Thank you so much Tara! I do try to find joy everyday. It isn’t hard to find when you look (especially when you discover it in even the smallest moments).
I think you will agree with this post by Edna Sackson. She writes about early year report cards but I think it applies to elementary classes too. http://whatedsaid.wordpress.com/2014/11/27/instant-communication-and-twice-yearly-report-cards/
Your in room moments show how much of what is worth celebrating will never be captured on the report cards. I am glad that you keep a blog and share the joy of your room all over the globe.
I really appreciated this post Terje. Thanks for sharing the link with me. Our reports are really not responsive or respectful of what we should be sharing about our students, in my opinion. I wish I had a specific answer for how it could look different.
As Terje says, so much of what is worth celebrating can never be captured with report cards–or with any kind of assessment. I feel your pain! What wonderful in the room moments, though.
And one more day and a bit of this and I can just focus on those moments. I feel like I am in report card jail. Stuck in my seat making a document I don’t really believe in. Bleck.
My favorite quote “How can I capture the wonder of the daily in the room magic in a document like this?” Looks like you did this with photos love seeing your students’ smiles.
Thanks Maria. I would rather be celebrating always!

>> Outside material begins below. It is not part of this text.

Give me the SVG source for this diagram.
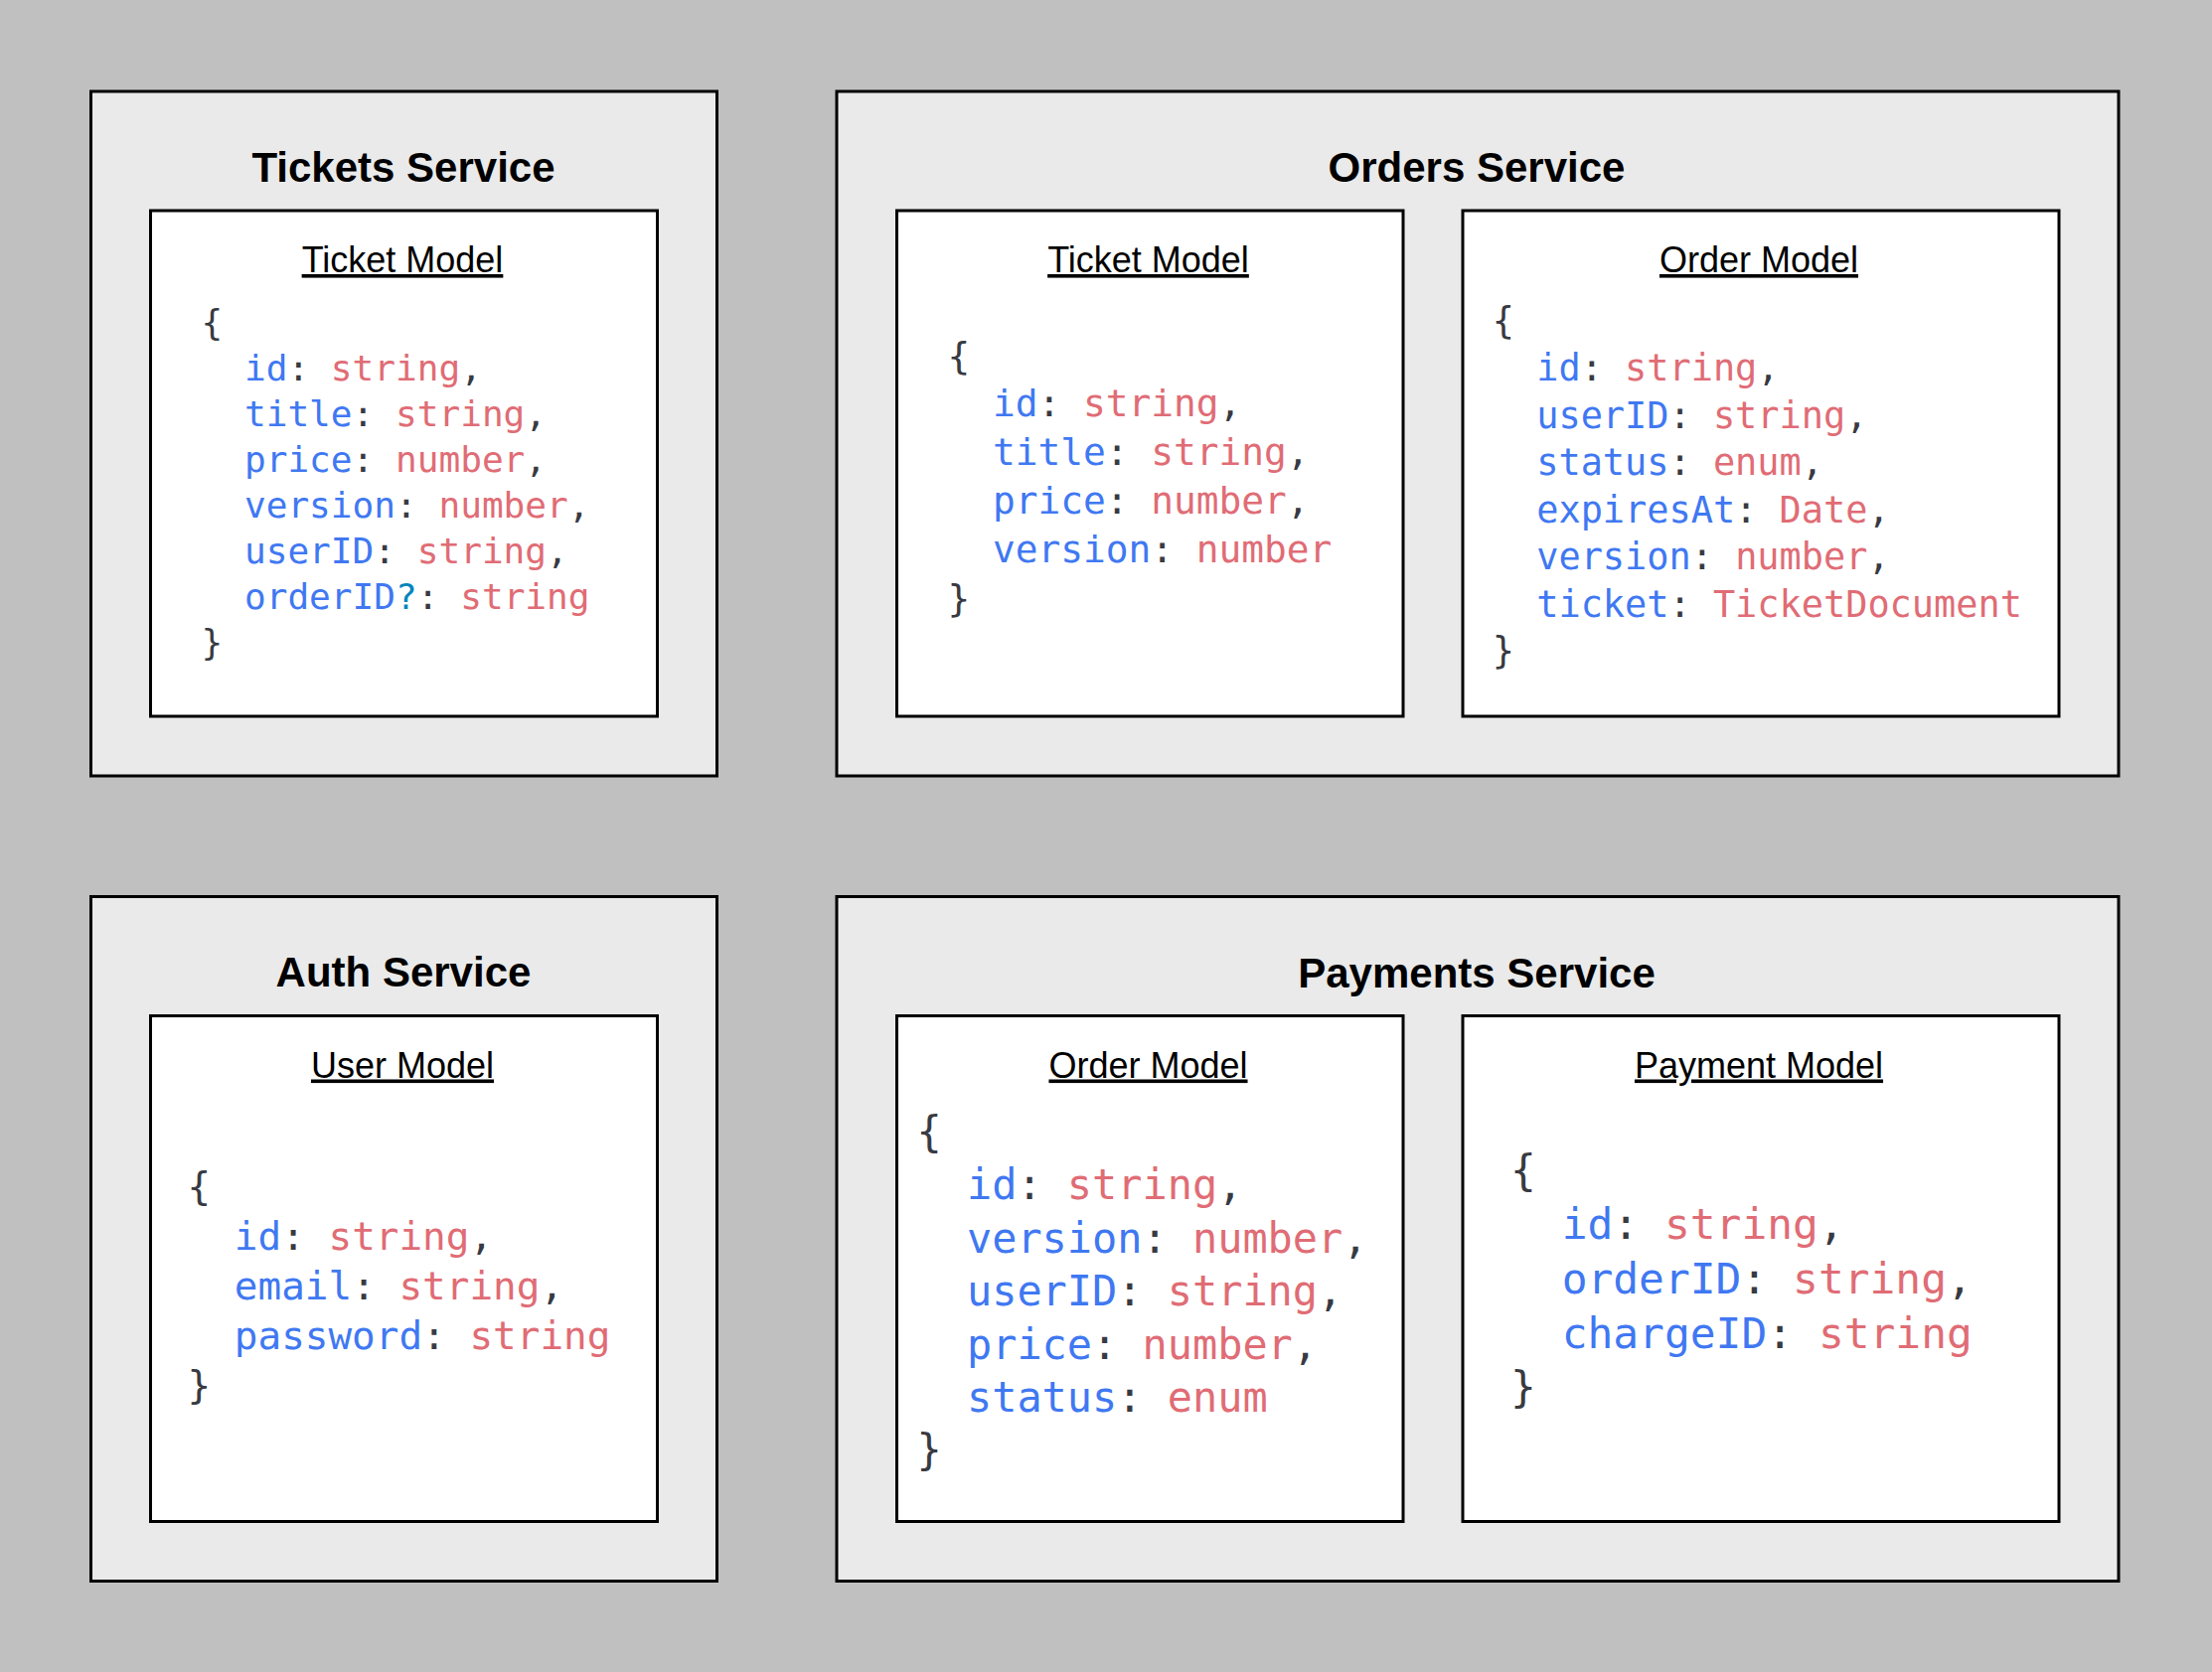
<svg xmlns="http://www.w3.org/2000/svg" width="2226" height="1683" viewBox="0 0 2226 1683">
<style>
.svc{fill:#eaeaea;stroke:#000;stroke-width:3}
.mdl{fill:#fff;stroke:#000;stroke-width:3}
.title{font-family:"Liberation Sans",Arial,sans-serif;font-weight:bold;font-size:42px;fill:#000;text-anchor:middle}
.label{font-family:"Liberation Sans",Arial,sans-serif;font-size:36px;fill:#000;text-anchor:middle;text-decoration:underline}
.code{font-family:"DejaVu Sans Mono",monospace;fill:#383a42;white-space:pre}
.k{fill:#4078f2}
.v{fill:#e06c75}
.q{fill:#0184bc}
</style>
<rect x="0" y="0" width="2226" height="1683" fill="#c0c0c0"/>

<g id="tickets-service">
<rect class="svc" x="91.5" y="92" width="630" height="689"/>
<text class="title" x="406" y="182.5">Tickets Service</text>
<g id="tickets-ticket-model">
<rect class="mdl" x="151.5" y="212" width="510" height="509"/>
<text class="label" x="405" y="274">Ticket Model</text>
<text class="code" xml:space="preserve" style="font-size:36.1px"><tspan x="202.5" y="336.7">{</tspan><tspan x="202.5" y="382.8">  <tspan class="k">id</tspan>: <tspan class="v">string</tspan>,</tspan><tspan x="202.5" y="428.9">  <tspan class="k">title</tspan>: <tspan class="v">string</tspan>,</tspan><tspan x="202.5" y="475">  <tspan class="k">price</tspan>: <tspan class="v">number</tspan>,</tspan><tspan x="202.5" y="521.1">  <tspan class="k">version</tspan>: <tspan class="v">number</tspan>,</tspan><tspan x="202.5" y="567.2">  <tspan class="k">userID</tspan>: <tspan class="v">string</tspan>,</tspan><tspan x="202.5" y="613.3">  <tspan class="k">orderID</tspan><tspan class="q">?</tspan>: <tspan class="v">string</tspan></tspan><tspan x="202.5" y="659.4">}</tspan></text>
</g>
</g>

<g id="orders-service">
<rect class="svc" x="842" y="92" width="1290" height="689"/>
<text class="title" x="1486" y="183">Orders Service</text>
<g id="orders-ticket-model">
<rect class="mdl" x="902.5" y="212" width="509.5" height="509"/>
<text class="label" x="1155.5" y="274">Ticket Model</text>
<text class="code" xml:space="preserve" style="font-size:37.8px"><tspan x="953.4" y="370.5">{</tspan><tspan x="953.4" y="419.3">  <tspan class="k">id</tspan>: <tspan class="v">string</tspan>,</tspan><tspan x="953.4" y="468.1">  <tspan class="k">title</tspan>: <tspan class="v">string</tspan>,</tspan><tspan x="953.4" y="516.9">  <tspan class="k">price</tspan>: <tspan class="v">number</tspan>,</tspan><tspan x="953.4" y="565.7">  <tspan class="k">version</tspan>: <tspan class="v">number</tspan></tspan><tspan x="953.4" y="614.5">}</tspan></text>
</g>
<g id="orders-order-model">
<rect class="mdl" x="1472" y="212" width="600" height="509"/>
<text class="label" x="1770" y="274">Order Model</text>
<text class="code" xml:space="preserve" style="font-size:36.9px"><tspan x="1501.8" y="335.8">{</tspan><tspan x="1501.8" y="383.3">  <tspan class="k">id</tspan>: <tspan class="v">string</tspan>,</tspan><tspan x="1501.8" y="430.8">  <tspan class="k">userID</tspan>: <tspan class="v">string</tspan>,</tspan><tspan x="1501.8" y="478.3">  <tspan class="k">status</tspan>: <tspan class="v">enum</tspan>,</tspan><tspan x="1501.8" y="525.8">  <tspan class="k">expiresAt</tspan>: <tspan class="v">Date</tspan>,</tspan><tspan x="1501.8" y="573.3">  <tspan class="k">version</tspan>: <tspan class="v">number</tspan>,</tspan><tspan x="1501.8" y="620.8">  <tspan class="k">ticket</tspan>: <tspan class="v">TicketDocument</tspan></tspan><tspan x="1501.8" y="668.3">}</tspan></text>
</g>
</g>

<g id="auth-service">
<rect class="svc" x="91.5" y="902.5" width="630" height="689"/>
<text class="title" x="406" y="993">Auth Service</text>
<g id="auth-user-model">
<rect class="mdl" x="151.5" y="1022.5" width="510" height="509"/>
<text class="label" x="405" y="1084.5">User Model</text>
<text class="code" xml:space="preserve" style="font-size:39.3px"><tspan x="188.5" y="1208.3">{</tspan><tspan x="188.5" y="1258.3">  <tspan class="k">id</tspan>: <tspan class="v">string</tspan>,</tspan><tspan x="188.5" y="1308.3">  <tspan class="k">email</tspan>: <tspan class="v">string</tspan>,</tspan><tspan x="188.5" y="1358.3">  <tspan class="k">password</tspan>: <tspan class="v">string</tspan></tspan><tspan x="188.5" y="1408.3">}</tspan></text>
</g>
</g>

<g id="payments-service">
<rect class="svc" x="842" y="902.5" width="1290" height="689"/>
<text class="title" x="1486" y="993.5">Payments Service</text>
<g id="payments-order-model">
<rect class="mdl" x="902.5" y="1022.5" width="509.5" height="509"/>
<text class="label" x="1155.5" y="1084.5">Order Model</text>
<text class="code" xml:space="preserve" style="font-size:41.9px"><tspan x="922.5" y="1153.9">{</tspan><tspan x="922.5" y="1207.3">  <tspan class="k">id</tspan>: <tspan class="v">string</tspan>,</tspan><tspan x="922.5" y="1260.7">  <tspan class="k">version</tspan>: <tspan class="v">number</tspan>,</tspan><tspan x="922.5" y="1314.1">  <tspan class="k">userID</tspan>: <tspan class="v">string</tspan>,</tspan><tspan x="922.5" y="1367.5">  <tspan class="k">price</tspan>: <tspan class="v">number</tspan>,</tspan><tspan x="922.5" y="1420.9">  <tspan class="k">status</tspan>: <tspan class="v">enum</tspan></tspan><tspan x="922.5" y="1474.3">}</tspan></text>
</g>
<g id="payments-payment-model">
<rect class="mdl" x="1472" y="1022.5" width="600" height="509"/>
<text class="label" x="1770" y="1084.5">Payment Model</text>
<text class="code" xml:space="preserve" style="font-size:42.9px"><tspan x="1520" y="1192.6">{</tspan><tspan x="1520" y="1247.3">  <tspan class="k">id</tspan>: <tspan class="v">string</tspan>,</tspan><tspan x="1520" y="1302">  <tspan class="k">orderID</tspan>: <tspan class="v">string</tspan>,</tspan><tspan x="1520" y="1356.7">  <tspan class="k">chargeID</tspan>: <tspan class="v">string</tspan></tspan><tspan x="1520" y="1411.4">}</tspan></text>
</g>
</g>

<g id="connectors"></g>
</svg>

Your photos capture what matters to the kids and the parents. So much joy. I hope your families see this too. Too bad we can’t have that kind of report card. But you gotta do it. So hang in there and look forward to more celebrating with your kids.
I know. Gotta do. Motoring through – more that gets done, closer I am to Monday when I don’t have to do them anymore! (at least for a few months)

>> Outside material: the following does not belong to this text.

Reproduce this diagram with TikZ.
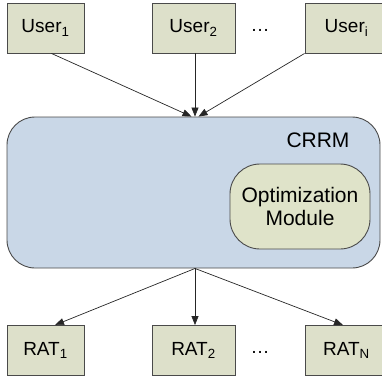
\documentclass[tikz,border=0pt]{standalone}
\usepackage{fontspec}
\setmainfont{Liberation Sans}
\usetikzlibrary{arrows.meta}
\definecolor{boxfill}{HTML}{DDE0CA}
\definecolor{crrmfill}{HTML}{C9D7E7}
\definecolor{optfill}{HTML}{DFE3C9}
\definecolor{edgegray}{HTML}{4A4A4A}
\tikzset{
  unitbox/.style={draw=edgegray, line width=0.9pt, fill=boxfill, rectangle, minimum height=50pt, inner sep=0pt, font=\fontsize{19}{22}\selectfont},
  link/.style={draw=black!85, line width=0.7pt, -{Triangle[length=9pt,width=7pt]}},
  dotsl/.style={font=\fontsize{19}{22}\selectfont, inner sep=0pt}
}
\begin{document}
\begin{tikzpicture}[x=1pt,y=-1pt]
\useasboundingbox (0,0) rectangle (382,381);
\clip (0,0) rectangle (382,381);
% users
\node[unitbox, minimum width=77pt] (u1) at (45.5,28) {User\textsubscript{1}};
\node[unitbox, minimum width=83pt] (u2) at (193.5,28) {User\textsubscript{2}};
\node[unitbox, minimum width=83pt] (ui) at (346.5,28) {User\textsubscript{i}};
\node[dotsl] (d1) at (260,30) {\ldots};
% CRRM
\node[draw=edgegray, line width=0.9pt, fill=crrmfill, rectangle, rounded corners=28pt, minimum width=373pt, minimum height=151pt, inner sep=0pt] (crrm) at (193.5,192.5) {};
\node[font=\fontsize{21}{24}\selectfont, inner sep=0pt] (crrmlabel) at (318,140) {CRRM};
\node[draw=edgegray, line width=0.9pt, fill=optfill, rectangle, rounded corners=30pt, minimum width=140pt, minimum height=85pt, inner sep=0pt, align=center, font=\fontsize{21}{23}\selectfont] (opt) at (300,206.5) {Optimization\\Module};
% RATs
\node[unitbox, minimum width=77pt] (r1) at (45.5,350.5) {RAT\textsubscript{1}};
\node[unitbox, minimum width=83pt] (r2) at (193.5,350.5) {RAT\textsubscript{2}};
\node[unitbox, minimum width=83pt] (rn) at (346.5,350.5) {RAT\textsubscript{N}};
\node[dotsl] (d2) at (260,352) {\ldots};
% connectors
\draw[link] ([xshift=6pt]u1.south) -- ([xshift=-2pt]crrm.north);
\draw[link] ([xshift=1.5pt]u2.south) -- ([xshift=1.5pt]crrm.north);
\draw[link] (ui.south west) -- ([xshift=5pt]crrm.north);
\draw[link] ([xshift=1.5pt]crrm.south) -- ([xshift=9.5pt]r1.north);
\draw[link] ([xshift=1.5pt]crrm.south) -- ([xshift=1.5pt]r2.north);
\draw[link] ([xshift=1.5pt]crrm.south) -- ([xshift=-3.5pt]rn.north);
\end{tikzpicture}
\end{document}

Report cards are so tough. Mine are coming up next week. I also enjoy these glimpses into your classroom-a truly wonderful place to learn and grow!

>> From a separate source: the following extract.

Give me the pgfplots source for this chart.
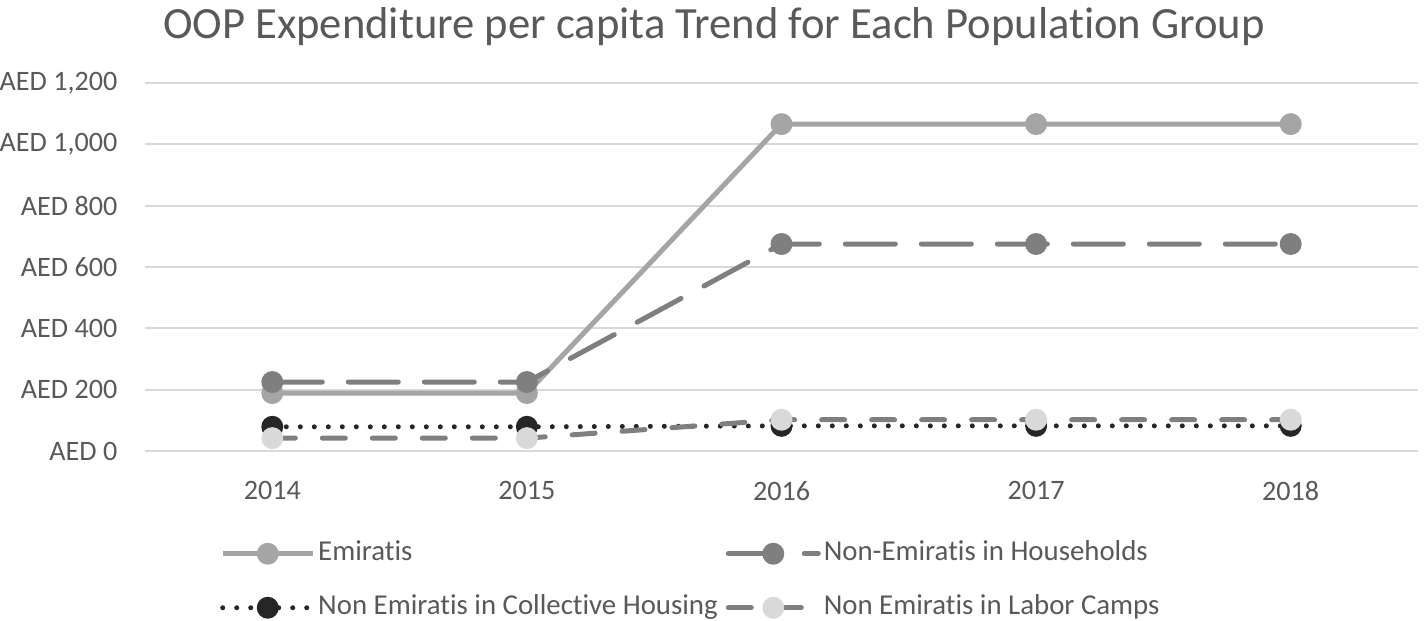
\documentclass[border=0pt]{standalone}
\usepackage{fontspec}
\setmainfont{Carlito}[Ligatures=NoCommon]
\usepackage{pgfplots}
\pgfplotsset{compat=1.18}
\definecolor{txt}{HTML}{595959}
\definecolor{gridc}{HTML}{D9D9D9}
\definecolor{emi}{HTML}{A5A5A5}
\definecolor{hh}{HTML}{7F7F7F}
\definecolor{colh}{HTML}{262626}
\definecolor{lab}{HTML}{D9D9D9}
\begin{document}
\begin{tikzpicture}
\begin{axis}[
  at={(0,0)}, anchor=south west,
  scale only axis, width=12.73cm, height=3.68cm,
  xmin=-0.5, xmax=4.5, ymin=0, ymax=1200,
  xtick={0,1,2,3,4}, xticklabels={2014,2015,2016,2017,2018},
  ytick={0,200,400,600,800,1000,1200},
  yticklabels={AED 0,AED 200,AED 400,AED 600,AED 800,{AED 1,000},{AED 1,200}},
  axis line style={draw=none},
  major tick length=0pt,
  ymajorgrids, grid style={gridc, line width=0.2mm},
  tick label style={font=\fontsize{8}{9.6}\selectfont, text=txt},
  yticklabel style={inner sep=0pt, xshift=-0.27cm},
  xticklabel style={inner sep=0pt, yshift=-0.3cm},
  title={OOP Expenditure per capita Trend for Each Population Group},
  title style={at={(axis description cs:0.447,1)}, anchor=base, yshift=0.23cm, font=\fontsize{12.7}{15}\selectfont, text=txt},
  clip=false,
  legend columns=2,
  legend cell align=left,
  legend image code/.code={\draw[mark repeat=2,mark phase=2,#1] plot coordinates {(0cm,0cm) (0.45cm,0cm) (0.9cm,0cm)};},
  legend style={draw=none, at={(axis description cs:0,0)}, anchor=north west, xshift=0.64cm, yshift=-0.82cm,
    font=\fontsize{8.2}{9.8}\selectfont, text=txt,
    nodes={inner sep=0pt, text height=2mm, text depth=0.6mm},
    /tikz/column sep=0.03cm, /tikz/every even column/.append style={column sep=0.08cm}, /tikz/row sep=2.8mm},
]
\addplot[emi, line width=0.5mm, mark=*, mark size=2.4pt, mark options={solid, fill=emi, draw=emi}]
  coordinates {(0,189) (1,189) (2,1066) (3,1066) (4,1066)};
\addlegendentry{Emiratis}
\addplot[hh, line width=0.5mm, line cap=round, dash pattern=on 5.0mm off 2.6mm, mark=*, mark size=2.4pt, mark options={solid, fill=hh, draw=hh}]
  coordinates {(0,225) (1,225) (2,675) (3,675) (4,675)};
\addlegendentry{Non-Emiratis in Households}
\addplot[colh, line width=0.5mm, line cap=round, dash pattern=on 0pt off 1.4mm, mark=*, mark size=2.4pt, mark options={solid, fill=colh, draw=colh}]
  coordinates {(0,79) (1,79) (2,82) (3,82) (4,82)};
\addlegendentry{Non Emiratis in Collective Housing}
\addplot[hh, line width=0.5mm, line cap=round, dash pattern=on 2.3mm off 2.7mm, mark=*, mark size=2.4pt, mark options={solid, fill=lab, draw=lab}]
  coordinates {(0,42) (1,42) (2,102) (3,102) (4,102)};
\addlegendentry{Non Emiratis in Labor Camps}
\end{axis}
\pgfresetboundingbox
\path[use as bounding box] (-1.45,-1.69) rectangle (12.79,4.51);
\end{tikzpicture}
\end{document}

Thank you Gigi. It does feel pretty wonderful. Happy when I get feedback from the kids about how happy they are.
Hi Carrie, Some of our teachers were wrestling with report card grades as well. How can a, “B” summarize a child’s efforts? How can a teacher provide comments that reveal what the child can really do and what the next exciting step might be? You might enjoy contacting teachers Linda or Jenny at Davis Bay Elementary on the Sunshine Coast. They are reworking how to communicate learning with their primary students and their parent community. It’s very cool…and no letters!
I just might after I crawl out from this report writing! Thanks for the connections.
I love the structure of your post: on the page vs. in the room. The stories you tell through your blog and pictures say so much more about your students than could ever be told through a grade.
So very true. It is stories that well, tell the stories. Stories can’t have too many restrictions or they just don’t work.
I always love seeing your happy students, Carrie-does my heart good every time. We don’t do grades, but here at the end, high school applications demand transcripts. It isn’t easy, & most for me deserve & receive As, and that doesn’t tell much at all, I agree, even that. Wouldn’t it be wonderful if you could just say “read my blog!”
Oh, it so would. Even the effort comments seem so silly to me. We have to comment G (Good ) S (Satisfactory) or N (Needs Improvement) for each subject from Grade 4 onwards. If I were giving lots of S and N letters out, wouldn’t that say more about me than my students? We are all engaged and excited to learn – does G capture that? Oh, how I hate this, but back to it . . . My children attend a school, where they don’t get letter grades. It is refreshing and takes nothing away. I feel lucky that letter grades have not been a part of their world.
These photos are priceless. My kids are adults now, and I feel thankful they got to go to school in a time when quantifying and assessment were less of a burden on schools, students and teachers. Thanks for all you do for these young, budding spirits!
Thank you Tricia! I feel very lucky to work with such keen, inspiring students. We all learn together!